Judge Roberts and the 1982 Voting Rights Act Memos: Why I Now Expect They Will Be Produced

I have noted that civil rights opponents of Judge Roberts’ nomination to the Supreme Court have pointed to his role in crafting the Reagan Administration’s initial opposition to amended the Voting Rights Act. In 1982, despite the Administration’s efforts, Congress passed amendments creating an “effects” test in section 2 of the VRA, achieving the goal of making it easier for minority plaintiffs to bring vote dilution claims following the Supreme Court’s decision in Mobile v. Bolden.
My earlier post noted that the memos prepared by Judge Roberts had not been released, so it was impossible to know the extent to which his own views on the desirability (or not) of the new section 2 were reflected in Administration policy. I had assumed that the Bush administration would block production of the memo, on grounds of executive privilege. I now think the memo will indeed be produced.
This Boston Globe report on Judge Roberts’ civil rights record notes that civil rights groups are intensely interested in the voting rights memos. Today’s Washington Post features this extensive article based upon memoranda Roberts prepared in other matters that are now available at the Reagan Library (a 30 minute ride from my house, by the way). And the New York Sun reports the following:

    The Simi Valley, Calif., library lists hundreds of files prepared by Mr. Roberts on subjects ranging from the Abscam bribery scandal to humanitarian assistance to Nicaragua. About 4,200 pages of the files are available to the public, but the vast majority of his documents, numbering in the tens of thousands or more, are still awaiting processing.
    Senate Democrats have said they will ask for full access to the records, but an archivist said the nonpublic files will be released only upon the request of the Bush administration.

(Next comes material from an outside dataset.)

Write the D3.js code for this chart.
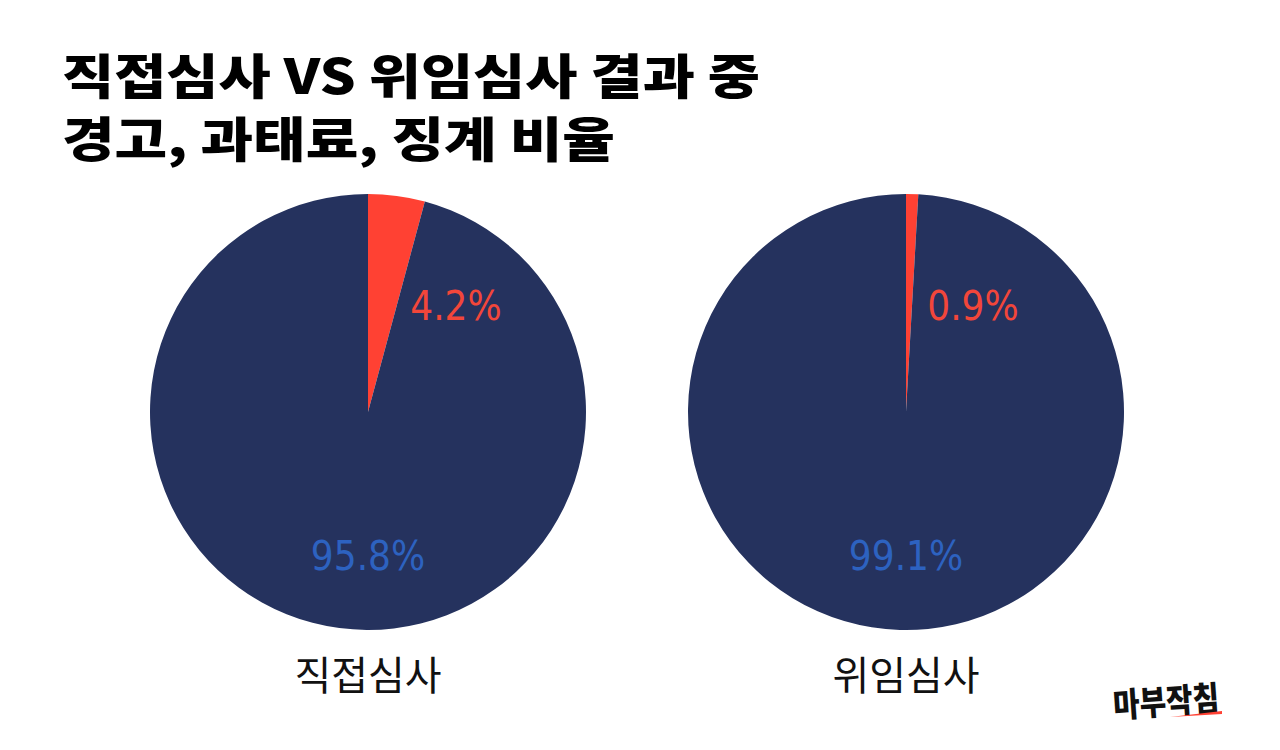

So here the case against release of the documents falls apart. One cannot plausibly claim, as Shannen Coffin does here, that releasing the documents will chill candid speech of those lawyers working for the administration. The papers are 25 years old. Roberts’ papers on other topics from the year are already coming out, and the very papers of concern to the civil rights community apparently already would have been released, but for the administrative delay at the Reagan Library in having them produced. And apparently it will just take a phone call from the White House to get them released.